_GOAL:_ Without any pictures, restate the lines from the one containing "Emit a Python" to the one containing "ax = fig.add_axes([0.067, 0.21, 0.935, 0.658])", word for word, ends included.
--- EXTRACTED RECORDS ---
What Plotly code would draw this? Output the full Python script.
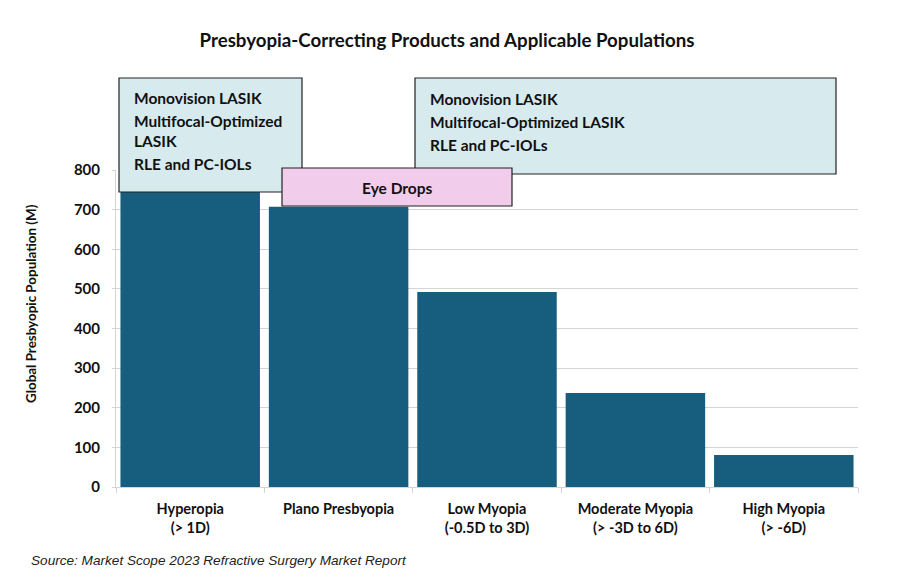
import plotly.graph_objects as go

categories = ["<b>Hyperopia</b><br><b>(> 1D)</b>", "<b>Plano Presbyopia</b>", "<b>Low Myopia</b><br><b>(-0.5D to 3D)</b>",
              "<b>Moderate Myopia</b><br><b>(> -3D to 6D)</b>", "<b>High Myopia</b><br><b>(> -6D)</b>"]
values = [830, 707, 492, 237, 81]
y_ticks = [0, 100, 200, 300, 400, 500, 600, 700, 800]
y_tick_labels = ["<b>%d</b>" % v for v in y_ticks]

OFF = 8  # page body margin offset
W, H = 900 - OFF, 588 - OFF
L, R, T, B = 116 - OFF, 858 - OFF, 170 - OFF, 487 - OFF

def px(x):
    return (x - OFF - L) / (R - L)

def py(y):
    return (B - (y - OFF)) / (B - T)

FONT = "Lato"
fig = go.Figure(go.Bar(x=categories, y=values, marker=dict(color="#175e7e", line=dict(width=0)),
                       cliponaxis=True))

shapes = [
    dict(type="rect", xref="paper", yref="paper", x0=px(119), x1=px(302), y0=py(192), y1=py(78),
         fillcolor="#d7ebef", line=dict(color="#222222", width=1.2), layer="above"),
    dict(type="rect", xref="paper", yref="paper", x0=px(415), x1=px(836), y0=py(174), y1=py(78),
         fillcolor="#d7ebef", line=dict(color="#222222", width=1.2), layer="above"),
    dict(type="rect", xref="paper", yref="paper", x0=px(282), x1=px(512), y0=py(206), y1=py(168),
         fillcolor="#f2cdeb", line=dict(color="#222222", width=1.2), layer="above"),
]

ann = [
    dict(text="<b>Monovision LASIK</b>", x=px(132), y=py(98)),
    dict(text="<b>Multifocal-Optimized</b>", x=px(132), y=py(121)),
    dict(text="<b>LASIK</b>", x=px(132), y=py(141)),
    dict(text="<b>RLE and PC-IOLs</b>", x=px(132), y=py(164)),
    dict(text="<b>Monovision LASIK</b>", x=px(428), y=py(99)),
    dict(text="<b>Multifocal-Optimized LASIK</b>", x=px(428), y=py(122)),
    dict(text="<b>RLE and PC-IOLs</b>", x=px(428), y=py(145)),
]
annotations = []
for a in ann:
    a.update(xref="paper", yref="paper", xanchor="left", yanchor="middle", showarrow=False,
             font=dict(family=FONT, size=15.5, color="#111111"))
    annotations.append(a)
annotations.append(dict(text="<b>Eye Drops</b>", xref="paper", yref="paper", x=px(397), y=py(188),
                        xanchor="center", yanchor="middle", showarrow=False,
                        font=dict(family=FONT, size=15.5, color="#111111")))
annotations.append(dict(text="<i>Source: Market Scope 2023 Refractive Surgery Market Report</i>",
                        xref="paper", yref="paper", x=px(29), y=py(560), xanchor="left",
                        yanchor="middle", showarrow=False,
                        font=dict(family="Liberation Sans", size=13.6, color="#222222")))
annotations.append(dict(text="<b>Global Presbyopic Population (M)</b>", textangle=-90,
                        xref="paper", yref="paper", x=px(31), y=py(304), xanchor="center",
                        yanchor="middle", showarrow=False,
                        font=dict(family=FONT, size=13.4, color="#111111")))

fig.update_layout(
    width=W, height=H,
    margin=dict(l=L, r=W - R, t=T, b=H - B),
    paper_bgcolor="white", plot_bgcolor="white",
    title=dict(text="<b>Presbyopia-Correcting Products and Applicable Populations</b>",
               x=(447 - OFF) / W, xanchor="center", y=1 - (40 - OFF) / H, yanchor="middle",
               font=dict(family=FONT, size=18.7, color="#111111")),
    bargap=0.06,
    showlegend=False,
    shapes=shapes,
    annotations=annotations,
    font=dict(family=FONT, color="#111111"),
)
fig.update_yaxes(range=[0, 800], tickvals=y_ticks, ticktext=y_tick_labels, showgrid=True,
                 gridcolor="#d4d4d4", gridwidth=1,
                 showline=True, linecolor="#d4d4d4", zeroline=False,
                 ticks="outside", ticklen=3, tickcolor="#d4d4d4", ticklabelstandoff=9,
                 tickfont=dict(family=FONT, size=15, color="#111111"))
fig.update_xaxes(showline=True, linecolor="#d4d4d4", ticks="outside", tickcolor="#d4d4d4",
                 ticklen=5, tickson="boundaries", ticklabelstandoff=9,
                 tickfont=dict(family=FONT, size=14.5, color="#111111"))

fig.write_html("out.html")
---
--- EXTRACTED RECORDS ---
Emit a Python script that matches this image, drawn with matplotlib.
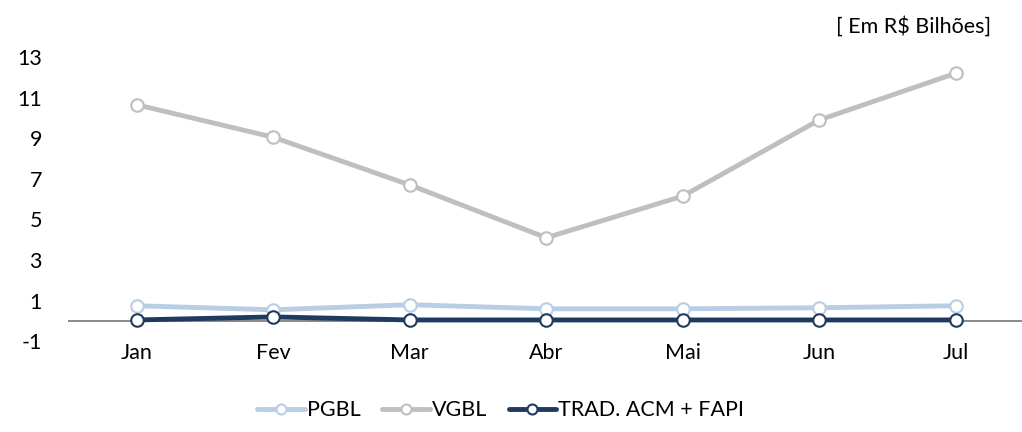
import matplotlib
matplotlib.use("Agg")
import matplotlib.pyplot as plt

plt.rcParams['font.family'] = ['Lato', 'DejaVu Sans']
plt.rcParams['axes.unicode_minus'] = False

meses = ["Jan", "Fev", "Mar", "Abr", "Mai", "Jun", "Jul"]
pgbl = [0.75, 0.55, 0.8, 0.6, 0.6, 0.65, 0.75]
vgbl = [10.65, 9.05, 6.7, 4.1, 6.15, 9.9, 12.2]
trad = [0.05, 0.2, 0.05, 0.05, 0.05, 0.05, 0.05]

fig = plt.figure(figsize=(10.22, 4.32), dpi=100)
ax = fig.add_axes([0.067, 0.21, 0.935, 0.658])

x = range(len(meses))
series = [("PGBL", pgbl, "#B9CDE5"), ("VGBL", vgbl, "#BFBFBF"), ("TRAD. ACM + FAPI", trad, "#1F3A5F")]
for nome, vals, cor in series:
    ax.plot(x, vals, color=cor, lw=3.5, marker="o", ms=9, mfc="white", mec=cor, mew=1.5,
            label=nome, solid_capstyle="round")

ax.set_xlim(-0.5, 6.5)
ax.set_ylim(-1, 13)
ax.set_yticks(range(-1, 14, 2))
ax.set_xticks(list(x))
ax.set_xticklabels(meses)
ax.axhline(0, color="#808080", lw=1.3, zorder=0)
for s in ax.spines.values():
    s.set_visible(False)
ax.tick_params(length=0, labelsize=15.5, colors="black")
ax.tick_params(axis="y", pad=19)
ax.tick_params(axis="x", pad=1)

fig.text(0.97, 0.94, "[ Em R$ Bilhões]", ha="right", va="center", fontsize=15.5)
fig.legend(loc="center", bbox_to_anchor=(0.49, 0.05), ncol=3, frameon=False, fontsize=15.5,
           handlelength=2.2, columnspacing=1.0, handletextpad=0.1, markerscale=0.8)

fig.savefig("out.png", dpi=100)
---
_SOLVED EXERCISE:_
Emit a Python script that matches this image, drawn with matplotlib.
import matplotlib
matplotlib.use("Agg")
import matplotlib.pyplot as plt

plt.rcParams['font.family'] = ['Lato', 'DejaVu Sans']
plt.rcParams['axes.unicode_minus'] = False

meses = ["Jan", "Fev", "Mar", "Abr", "Mai", "Jun", "Jul"]
pgbl = [0.75, 0.55, 0.8, 0.6, 0.6, 0.65, 0.75]
vgbl = [10.65, 9.05, 6.7, 4.1, 6.15, 9.9, 12.2]
trad = [0.05, 0.2, 0.05, 0.05, 0.05, 0.05, 0.05]

fig = plt.figure(figsize=(10.22, 4.32), dpi=100)
ax = fig.add_axes([0.067, 0.21, 0.935, 0.658])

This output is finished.